Es necesario para el lector de El consentimiento, tener bien fijas sus ideas e ideales, puesto que muchos caerán de sus pedestales tras ser ceñidos en las líneas de Springora. La autora ha sido cuestionada sobre el tema de los nombres que aparecen en su novela, siendo estos figuras tan significativas para los círculos de intelectuales y ella sostiene una firme convicción respecto a esto: no se trata de que la obra no pueda separarse del autor, se trata de reconocer al autor que busca adoctrinar por medio de su obra en cuestiones que pueden repercutir terriblemente en la vida de sus víctimas.
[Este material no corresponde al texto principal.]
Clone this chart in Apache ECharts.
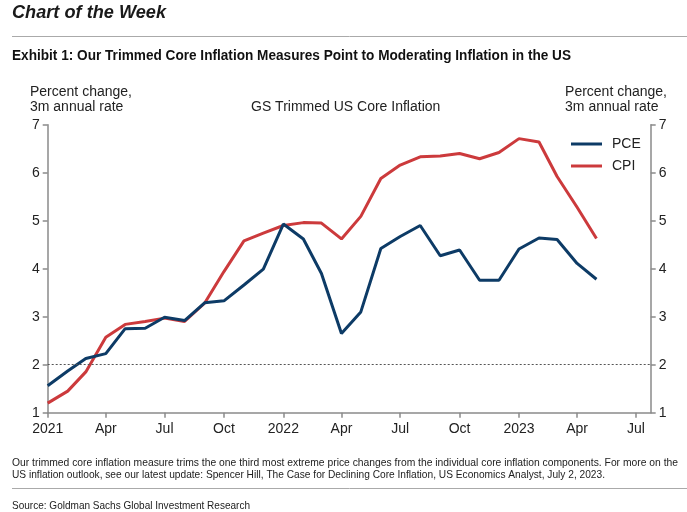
<!DOCTYPE html>
<html><head><meta charset="utf-8">
<script src="https://cdn.jsdelivr.net/npm/echarts@6/dist/echarts.min.js"></script>
<style>html,body{margin:0;padding:0;background:#fff}#c{width:687px;height:512px}</style>
</head><body><div id="c"></div>
<script>
// ---- data ----
const months = ['2021-01','2021-02','2021-03','2021-04','2021-05','2021-06','2021-07','2021-08','2021-09','2021-10','2021-11','2021-12',
  '2022-01','2022-02','2022-03','2022-04','2022-05','2022-06','2022-07','2022-08','2022-09','2022-10','2022-11','2022-12',
  '2023-01','2023-02','2023-03','2023-04','2023-05'];
const pce = [1.56,1.87,2.13,2.23,2.75,2.76,2.99,2.92,3.29,3.33,3.66,3.99,
  4.93,4.62,3.90,2.65,3.10,4.42,4.67,4.90,4.27,4.39,3.76,3.76,
  4.41,4.64,4.61,4.11,3.78];
const cpi = [1.20,1.45,1.85,2.57,2.84,2.90,2.97,2.90,3.28,3.94,4.58,4.74,
  4.90,4.96,4.95,4.62,5.09,5.88,6.16,6.33,6.35,6.40,6.29,6.42,
  6.71,6.64,5.92,5.28,4.63];
const tickMonths = ['2021-01','2021-04','2021-07','2021-10','2022-01','2022-04','2022-07','2022-10','2023-01','2023-04','2023-07'];
const tickLabels = ['2021','Apr','Jul','Oct','2022','Apr','Jul','Oct','2023','Apr','Jul'];
const axisEnd = '2023-07-24';
const yTicks = [1,2,3,4,5,6,7];
const targetLine = 2;

// ---- helpers ----
const base = Date.UTC(2021,0,1);
function dayOf(s){ const p = s.split('-').map(Number); return Math.round((Date.UTC(p[0],p[1]-1,p[2]||1)-base)/86400000); }
const tickDays = tickMonths.map(dayOf);
const labelMap = {}; tickDays.forEach((d,i)=>labelMap[d]=tickLabels[i]);

const NAVY = '#0d3b66', RED = '#cc3a3c', AX = '#8a8a8a', TXT = '#222';
const F = 'Liberation Sans, Arial, sans-serif';
const mctx = document.createElement('canvas').getContext('2d');
// narrow text: render in Liberation Sans and squeeze horizontally to the target width
function narrow(text, font, x, y, targetW, fill){
  mctx.font = font;
  const w = mctx.measureText(text).width;
  return {type:'text', x:x, y:y, scaleX:targetW/w, scaleY:1,
    style:{text:text, font:font, fill:fill, align:'left', verticalAlign:'top', textAlign:'left', textVerticalAlign:'top'}};
}

const chart = echarts.init(document.getElementById('c'), null, {renderer:'canvas'});
const yAxisCommon = {
  type:'value', min:yTicks[0], max:yTicks[yTicks.length-1], interval:1,
  axisLine:{show:true, lineStyle:{color:AX, width:1.5}},
  axisTick:{show:true, length:5, lineStyle:{color:AX, width:1.5}},
  axisLabel:{color:TXT, fontSize:14, fontFamily:F, margin:8},
  splitLine:{show:false}
};
const fn1 = 'Our trimmed core inflation measure trims the one third most extreme price changes from the individual core inflation components. For more on the';
const fn2 = 'US inflation outlook, see our latest update: Spencer Hill, The Case for Declining Core Inflation, US Economics Analyst, July 2, 2023.';
chart.setOption({
  animation:false,
  backgroundColor:'#fff',
  grid:{left:47.7, right:36.3, top:124.7, bottom:99.3, containLabel:false},
  xAxis:{
    type:'value', min:0, max:dayOf(axisEnd),
    axisLine:{show:true, onZero:false, lineStyle:{color:AX, width:1.5}},
    axisTick:{show:true, length:5, customValues:tickDays, lineStyle:{color:AX, width:1.5}},
    axisLabel:{customValues:tickDays, formatter:v=>labelMap[v]||'', color:TXT, fontSize:14, fontFamily:F, margin:9},
    splitLine:{show:false}
  },
  yAxis:[Object.assign({position:'left'}, yAxisCommon), Object.assign({position:'right'}, yAxisCommon)],
  legend:{
    orient:'vertical', left:566, top:132, itemWidth:31, itemHeight:3, itemGap:8,
    icon:'rect',
    textStyle:{color:TXT, fontSize:14, fontFamily:F, padding:[0,0,0,5]},
    data:['PCE','CPI']
  },
  series:[
    {name:'PCE', type:'line', showSymbol:false, symbol:'none', color:NAVY,
     lineStyle:{color:NAVY, width:3}, data:months.map((m,i)=>[dayOf(m), pce[i]]),
     markLine:{silent:true, symbol:'none', label:{show:false},
       lineStyle:{color:'#555', type:[2,2], width:1}, data:[{yAxis:targetLine}]}, z:3},
    {name:'CPI', type:'line', showSymbol:false, symbol:'none', color:RED,
     lineStyle:{color:RED, width:3}, data:months.map((m,i)=>[dayOf(m), cpi[i]]), z:2}
  ],
  graphic:[
    narrow('Chart of the Week', 'italic bold 18px '+F, 12, 4, 154, '#1a1a1a'),
    {type:'line', shape:{x1:12, y1:36.5, x2:687, y2:36.5}, style:{stroke:'#aaa', lineWidth:1}},
    narrow('Exhibit 1: Our Trimmed Core Inflation Measures Point to Moderating Inflation in the US', 'bold 14px '+F, 12, 49, 559, '#111'),
    {type:'text', left:30, top:84, style:{text:'Percent change,\n3m annual rate', font:'14px '+F, lineHeight:15.5, fill:TXT}},
    {type:'text', right:20, top:84, style:{text:'Percent change,\n3m annual rate', font:'14px '+F, lineHeight:15.5, fill:TXT, align:'right'}},
    {type:'text', left:251, top:100, style:{text:'GS Trimmed US Core Inflation', font:'14px '+F, fill:TXT}},
    narrow(fn1, '11px '+F, 12, 457, 666, '#222'),
    narrow(fn2, '11px '+F, 12, 469, 593, '#222'),
    {type:'line', shape:{x1:12, y1:488.5, x2:687, y2:488.5}, style:{stroke:'#aaa', lineWidth:1}},
    narrow('Source: Goldman Sachs Global Investment Research', '11px '+F, 12, 500, 238, '#222')
  ]
});
</script>
</body></html>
Me gustaría decir que, leí por placer este texto, pero más que leer por placer, el placer ha sido conocer una voz tan poderosa como la de esta autora, que no necesita pompas ni fanfarrias para decorar su novela, es lo que es y pasó lo que pasó. Ella escribe, en primera para ella, luego para los demás; es un regalo que nos obliga a ser reflexivos en nuestro papel como adultos. En la responsabilidad que tenemos al ser quienes tienen el poder de proteger a quienes son vulnerables. Más aún, la responsabilidad como mujeres, de sostener el bienestar de otras mujeres, de no permitir que la ignorancia sea el velo que cobija al abuso. Lean El consentimiento. Sean pacientes con él. Investiguen cada dato que la autora menciona. Verán, que como decía una de mis profesoras de la universidad: a veces la realidad, sino es que lo es casi siempre, puede ser más horrible que la ficción.